Au plan économique, l'escalade fragilise l'ouverture du pays, elle fragilise aussi les conséquences économiques très fructueuses, prévisibles de la signature de l'accord sur le nucléaire.
Ceci est si vrai que le secrétaire d'Etat Kerry ne cesse de s'entretenir avec son homologue Zarif pour s'assurer que toutes les étapes de l'accord dont respectées.
Il est évident que cette situation peut ruiner totalement, si pas en droit dans les faits les effets bénéfiques de l'accord sur le nucléaire.
En effet imaginons la politique du pire de l'Arabie Saoudite et de ses alliés, imaginons que l'Arabie Saoudite décide d'un embargo sur l'Iran et par conséquent exige de ses partenaires commerciaux qu'ils cessent toutes relations avec Téhéran. Quelle entreprise dans le domaine énergétique ou autre prendra le risque de perdre le marché saoudien ou Qatari pour prospecter en Iran, pays aux structures bancaires et financières à épuisées par 40 ans d'embargo, dont la monnaie n'est pas convertible ? Quel pays occidental va risquer d'être blacklisté d'un marché acquis pour un marché potentiel ?
L'Arabie Saoudite toute puissante ?
L'Arabie Saoudite vient ainsi de procéder une piqûre de rappel de sa puissance économique en lançant le projet d'ouverture en bourse de la société pétrolière Aramco valorisée à plus de 1000 milliards de dollars et des réserves estimées à 15% des réserves mondiales soit plus de 265 millards de barils.
Le pays a pris la main sur le jeu des alliances dans le Golfe, jeu que les USA ont troublé en soutenant le retour de l'Iran dans le concert des Nations. La confiance dans son allié historique s'est altérée et reportée en partie sur la France. La preuve en a été l'invitation l'an dernier de Francois Hollande à la réunion du Conseil de coopération des pays du Golfe, véritable prouesse diplomatique.

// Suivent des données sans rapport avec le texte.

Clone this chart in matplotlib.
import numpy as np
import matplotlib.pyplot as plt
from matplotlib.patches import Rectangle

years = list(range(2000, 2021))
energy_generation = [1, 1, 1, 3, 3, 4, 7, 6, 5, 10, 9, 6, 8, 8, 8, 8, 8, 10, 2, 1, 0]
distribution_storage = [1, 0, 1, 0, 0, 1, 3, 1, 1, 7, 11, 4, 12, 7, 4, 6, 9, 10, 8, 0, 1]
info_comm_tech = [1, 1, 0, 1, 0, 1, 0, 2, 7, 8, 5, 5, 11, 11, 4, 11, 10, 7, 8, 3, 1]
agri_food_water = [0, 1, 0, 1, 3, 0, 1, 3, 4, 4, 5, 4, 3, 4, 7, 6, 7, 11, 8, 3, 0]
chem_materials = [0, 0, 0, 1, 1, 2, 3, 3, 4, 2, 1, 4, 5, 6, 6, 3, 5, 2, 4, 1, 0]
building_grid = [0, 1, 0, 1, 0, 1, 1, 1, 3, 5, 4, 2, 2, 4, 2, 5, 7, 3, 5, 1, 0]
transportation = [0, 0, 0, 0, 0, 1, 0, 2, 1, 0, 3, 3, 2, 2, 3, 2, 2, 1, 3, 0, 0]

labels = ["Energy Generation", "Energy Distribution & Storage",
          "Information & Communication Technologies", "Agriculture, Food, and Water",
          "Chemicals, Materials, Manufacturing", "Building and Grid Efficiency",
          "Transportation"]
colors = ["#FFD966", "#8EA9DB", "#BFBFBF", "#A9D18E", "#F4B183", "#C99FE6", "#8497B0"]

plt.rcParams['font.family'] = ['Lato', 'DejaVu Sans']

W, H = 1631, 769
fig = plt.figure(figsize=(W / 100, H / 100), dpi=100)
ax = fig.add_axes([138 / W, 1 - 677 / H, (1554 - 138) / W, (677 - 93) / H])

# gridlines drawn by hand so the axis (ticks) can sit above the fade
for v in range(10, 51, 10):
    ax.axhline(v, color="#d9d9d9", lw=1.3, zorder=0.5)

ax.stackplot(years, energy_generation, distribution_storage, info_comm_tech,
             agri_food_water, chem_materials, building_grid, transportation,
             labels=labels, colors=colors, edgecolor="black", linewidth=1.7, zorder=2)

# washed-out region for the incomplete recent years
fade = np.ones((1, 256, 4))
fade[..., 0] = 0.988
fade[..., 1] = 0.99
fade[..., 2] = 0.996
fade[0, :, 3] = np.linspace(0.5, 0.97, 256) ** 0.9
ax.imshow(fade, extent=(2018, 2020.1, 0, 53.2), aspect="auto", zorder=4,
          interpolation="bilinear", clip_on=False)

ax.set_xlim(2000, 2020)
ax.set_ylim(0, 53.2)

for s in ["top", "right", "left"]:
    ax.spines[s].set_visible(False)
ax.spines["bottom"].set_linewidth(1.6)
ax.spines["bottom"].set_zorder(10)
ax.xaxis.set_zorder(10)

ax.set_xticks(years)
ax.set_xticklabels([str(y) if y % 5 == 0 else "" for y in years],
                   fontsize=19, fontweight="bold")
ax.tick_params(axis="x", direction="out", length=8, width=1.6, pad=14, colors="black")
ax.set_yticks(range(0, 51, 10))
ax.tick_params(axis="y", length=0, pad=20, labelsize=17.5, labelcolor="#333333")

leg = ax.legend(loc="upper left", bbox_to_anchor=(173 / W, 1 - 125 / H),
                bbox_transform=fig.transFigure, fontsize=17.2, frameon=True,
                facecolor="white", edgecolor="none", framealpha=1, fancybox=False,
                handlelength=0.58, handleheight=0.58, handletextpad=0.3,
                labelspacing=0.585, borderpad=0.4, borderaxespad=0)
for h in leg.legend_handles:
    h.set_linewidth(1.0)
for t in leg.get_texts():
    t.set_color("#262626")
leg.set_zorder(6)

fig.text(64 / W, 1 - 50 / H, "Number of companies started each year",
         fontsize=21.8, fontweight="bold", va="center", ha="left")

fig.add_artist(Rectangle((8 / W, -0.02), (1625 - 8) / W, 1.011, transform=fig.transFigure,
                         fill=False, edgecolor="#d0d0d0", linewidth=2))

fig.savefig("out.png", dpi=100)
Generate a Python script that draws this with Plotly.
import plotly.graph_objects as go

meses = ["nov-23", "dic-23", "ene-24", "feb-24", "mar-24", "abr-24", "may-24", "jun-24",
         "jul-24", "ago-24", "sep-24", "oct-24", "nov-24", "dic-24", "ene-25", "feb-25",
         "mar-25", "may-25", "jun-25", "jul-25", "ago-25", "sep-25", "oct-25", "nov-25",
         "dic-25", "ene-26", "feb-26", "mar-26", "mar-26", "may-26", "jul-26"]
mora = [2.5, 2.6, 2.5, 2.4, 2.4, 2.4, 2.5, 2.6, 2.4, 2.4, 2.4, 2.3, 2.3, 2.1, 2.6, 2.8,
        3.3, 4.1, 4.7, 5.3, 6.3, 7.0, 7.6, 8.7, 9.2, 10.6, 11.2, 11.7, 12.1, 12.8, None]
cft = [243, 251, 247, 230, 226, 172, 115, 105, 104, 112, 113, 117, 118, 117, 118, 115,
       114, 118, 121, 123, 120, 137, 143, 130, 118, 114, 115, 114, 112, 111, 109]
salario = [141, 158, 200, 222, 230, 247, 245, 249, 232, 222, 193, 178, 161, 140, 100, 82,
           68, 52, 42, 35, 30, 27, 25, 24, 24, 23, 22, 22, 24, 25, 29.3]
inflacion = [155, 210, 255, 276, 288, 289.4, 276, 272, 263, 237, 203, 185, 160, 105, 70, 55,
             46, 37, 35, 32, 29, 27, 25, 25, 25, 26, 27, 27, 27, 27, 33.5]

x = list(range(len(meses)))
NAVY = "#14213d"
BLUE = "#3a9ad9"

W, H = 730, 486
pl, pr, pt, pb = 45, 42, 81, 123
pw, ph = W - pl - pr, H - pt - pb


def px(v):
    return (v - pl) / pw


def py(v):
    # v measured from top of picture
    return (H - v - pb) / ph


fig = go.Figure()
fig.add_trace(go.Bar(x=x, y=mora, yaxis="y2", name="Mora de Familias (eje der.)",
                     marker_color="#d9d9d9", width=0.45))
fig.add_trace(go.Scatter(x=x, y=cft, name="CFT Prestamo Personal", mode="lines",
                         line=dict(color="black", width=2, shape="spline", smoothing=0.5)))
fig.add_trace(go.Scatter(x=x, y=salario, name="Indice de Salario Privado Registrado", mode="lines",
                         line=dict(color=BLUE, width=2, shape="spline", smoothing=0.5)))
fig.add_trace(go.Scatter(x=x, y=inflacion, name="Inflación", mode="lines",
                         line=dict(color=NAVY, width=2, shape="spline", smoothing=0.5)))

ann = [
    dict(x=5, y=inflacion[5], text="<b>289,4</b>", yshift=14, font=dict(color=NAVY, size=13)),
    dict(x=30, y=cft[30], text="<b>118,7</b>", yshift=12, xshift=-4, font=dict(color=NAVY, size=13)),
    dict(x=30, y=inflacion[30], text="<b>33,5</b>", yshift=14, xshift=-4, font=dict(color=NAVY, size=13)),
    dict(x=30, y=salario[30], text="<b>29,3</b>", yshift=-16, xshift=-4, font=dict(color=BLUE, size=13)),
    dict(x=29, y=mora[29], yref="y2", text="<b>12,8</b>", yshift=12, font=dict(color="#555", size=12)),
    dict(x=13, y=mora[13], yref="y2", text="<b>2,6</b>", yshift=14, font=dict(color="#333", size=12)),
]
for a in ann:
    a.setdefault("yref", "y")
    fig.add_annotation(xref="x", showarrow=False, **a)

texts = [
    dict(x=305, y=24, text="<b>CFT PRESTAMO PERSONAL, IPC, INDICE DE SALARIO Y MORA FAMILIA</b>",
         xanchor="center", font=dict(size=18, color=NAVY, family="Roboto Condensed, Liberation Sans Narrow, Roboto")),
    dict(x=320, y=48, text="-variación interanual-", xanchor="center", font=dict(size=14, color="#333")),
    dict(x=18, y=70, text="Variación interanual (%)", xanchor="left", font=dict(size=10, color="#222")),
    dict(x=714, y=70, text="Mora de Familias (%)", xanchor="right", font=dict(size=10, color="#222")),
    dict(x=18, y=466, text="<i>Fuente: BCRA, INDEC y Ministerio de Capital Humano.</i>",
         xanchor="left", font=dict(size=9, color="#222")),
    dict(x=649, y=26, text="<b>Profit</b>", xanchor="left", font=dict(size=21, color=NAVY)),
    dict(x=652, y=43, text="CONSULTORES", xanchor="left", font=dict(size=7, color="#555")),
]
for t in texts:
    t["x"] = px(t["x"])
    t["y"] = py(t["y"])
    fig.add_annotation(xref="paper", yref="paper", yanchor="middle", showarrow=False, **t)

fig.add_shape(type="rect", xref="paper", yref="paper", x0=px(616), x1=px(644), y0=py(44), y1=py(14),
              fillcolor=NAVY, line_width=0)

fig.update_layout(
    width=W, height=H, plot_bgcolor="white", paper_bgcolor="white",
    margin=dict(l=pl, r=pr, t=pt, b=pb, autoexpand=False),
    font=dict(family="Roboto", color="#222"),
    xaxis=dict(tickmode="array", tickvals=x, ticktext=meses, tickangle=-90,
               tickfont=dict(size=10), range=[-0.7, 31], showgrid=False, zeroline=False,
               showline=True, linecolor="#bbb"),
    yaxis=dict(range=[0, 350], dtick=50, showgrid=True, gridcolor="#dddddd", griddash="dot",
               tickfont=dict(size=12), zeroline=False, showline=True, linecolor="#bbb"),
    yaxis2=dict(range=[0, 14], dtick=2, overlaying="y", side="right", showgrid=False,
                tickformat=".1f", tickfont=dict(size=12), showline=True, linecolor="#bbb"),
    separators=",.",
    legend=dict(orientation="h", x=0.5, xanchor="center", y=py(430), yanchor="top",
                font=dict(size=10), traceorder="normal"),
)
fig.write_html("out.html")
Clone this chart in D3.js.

En déclenchant cette crise diplomatique, avec la légitimité résultant de l'attaque de son ambassade, l'Arabie Saoudite va placer ses amis et partenaires devant un choix, être pour ou contre elle. Aucune médiation ne semble aujourd'hui possible, la Russie, l'Irak, la Turquie ont proposé leurs bons offices, en vain.
La diplomatie française adepte du "Wait and See"
Pour la France qui a clairement défendu les intérêts des monarchies du Golfe durant les négociations sur le nucléaire, quelles options ?
Il est à craindre que cette position ne soit pas tenable longtemps, en effet le President Rohani est attendu en visite officielle dans quelques jours en France. Dans la situation de tension actuelle, cette visite pourrait être très très mal perçue par nos alliés et partenaires du Golfe.
Son report serait un signe de faiblesse de notre diplomatie.
J'avais publié en 2013 un article sur l'échec des négociations entre l'Iran et les 5+ 1 intitulé: "le confort du statu quo." Ce statu quo d'isolement de l'Iran a pourtant été rompu par la signature des accords en juillet dernier.
Dans ce tsunami diplomatique et stratégique, l'Arabie Saoudite s'est sentie sans doute trahie par ses alliés historiques, et menacée dans sa souveraineté. Elle a donc pris le parti, de les mettre devant un choix de Sophie diplomatique et économique. Ce positionnement binaire, ne semble pas laisser, à ce stade de place à la médiation ou à la nuance. La défiance règne. Les rancunes et rancœurs historiques cumulées, théorisées s'expriment aujourd'hui. Une semaine après le début de cette crise diplomatique inédite, bien malin sera celui qui pourra en prévoir l'issue.